↓

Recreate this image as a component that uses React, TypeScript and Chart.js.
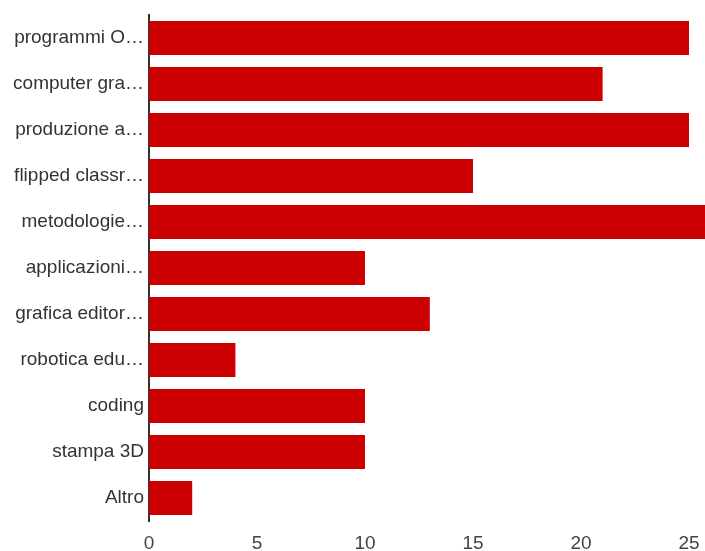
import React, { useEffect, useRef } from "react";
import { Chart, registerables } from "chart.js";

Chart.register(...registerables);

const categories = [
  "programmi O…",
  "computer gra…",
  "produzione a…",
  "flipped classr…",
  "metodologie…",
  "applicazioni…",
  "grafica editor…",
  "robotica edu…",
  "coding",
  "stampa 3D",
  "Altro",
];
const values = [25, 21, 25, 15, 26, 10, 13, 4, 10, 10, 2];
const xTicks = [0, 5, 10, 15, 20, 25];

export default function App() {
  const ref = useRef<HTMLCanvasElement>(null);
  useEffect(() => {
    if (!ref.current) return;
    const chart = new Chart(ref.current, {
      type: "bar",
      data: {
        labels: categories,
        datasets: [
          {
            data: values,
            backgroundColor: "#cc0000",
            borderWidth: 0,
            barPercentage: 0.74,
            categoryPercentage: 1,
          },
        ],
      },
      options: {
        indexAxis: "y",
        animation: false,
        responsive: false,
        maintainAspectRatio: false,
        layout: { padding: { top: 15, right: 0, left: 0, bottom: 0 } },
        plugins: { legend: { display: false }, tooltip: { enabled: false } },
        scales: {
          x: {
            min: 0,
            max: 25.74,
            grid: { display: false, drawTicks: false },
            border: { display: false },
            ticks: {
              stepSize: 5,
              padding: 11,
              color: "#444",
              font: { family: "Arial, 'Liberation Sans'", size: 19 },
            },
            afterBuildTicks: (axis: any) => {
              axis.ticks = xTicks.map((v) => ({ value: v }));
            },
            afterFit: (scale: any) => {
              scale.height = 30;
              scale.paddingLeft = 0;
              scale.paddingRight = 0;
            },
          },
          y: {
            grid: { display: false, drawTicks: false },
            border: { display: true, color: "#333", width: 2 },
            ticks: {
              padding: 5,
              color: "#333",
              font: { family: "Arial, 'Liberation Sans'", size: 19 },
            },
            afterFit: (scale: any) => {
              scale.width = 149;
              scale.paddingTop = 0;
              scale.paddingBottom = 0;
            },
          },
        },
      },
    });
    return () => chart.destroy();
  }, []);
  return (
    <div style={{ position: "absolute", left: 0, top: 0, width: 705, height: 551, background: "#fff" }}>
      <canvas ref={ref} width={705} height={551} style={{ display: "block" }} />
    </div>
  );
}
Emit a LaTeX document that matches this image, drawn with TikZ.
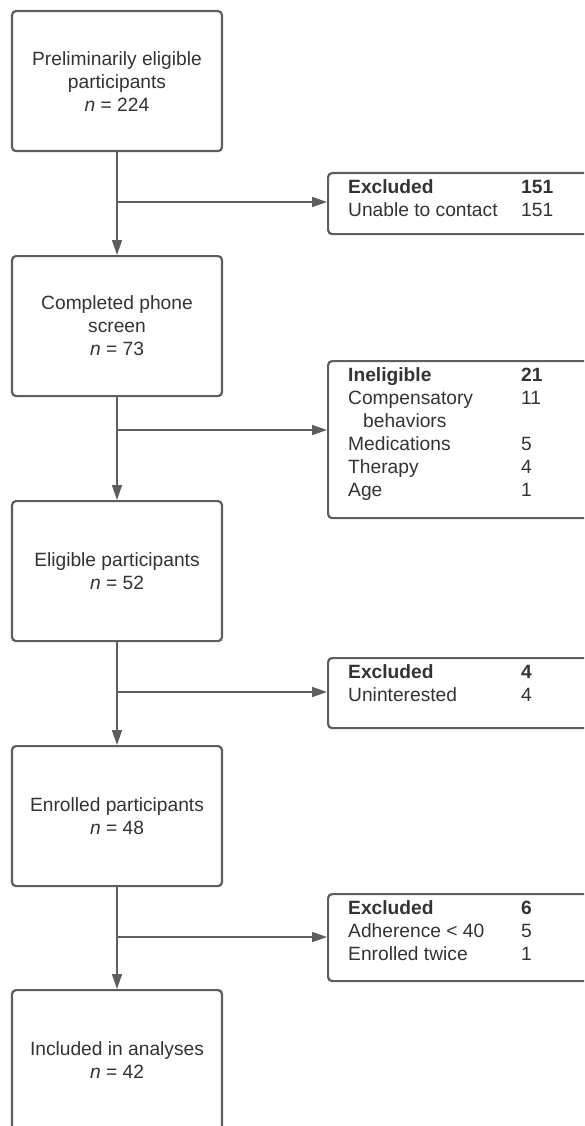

↑

## Requirements
Take the records from their first line through the line containing "Chart.register(...registerables);" and please return exactly those lines, both ends included, minus the pictures.

## Solution to the problem
Recreate this image as a component that uses React, TypeScript and Chart.js.
import React, { useEffect, useRef } from "react";
import { Chart, registerables } from "chart.js";

Chart.register(...registerables);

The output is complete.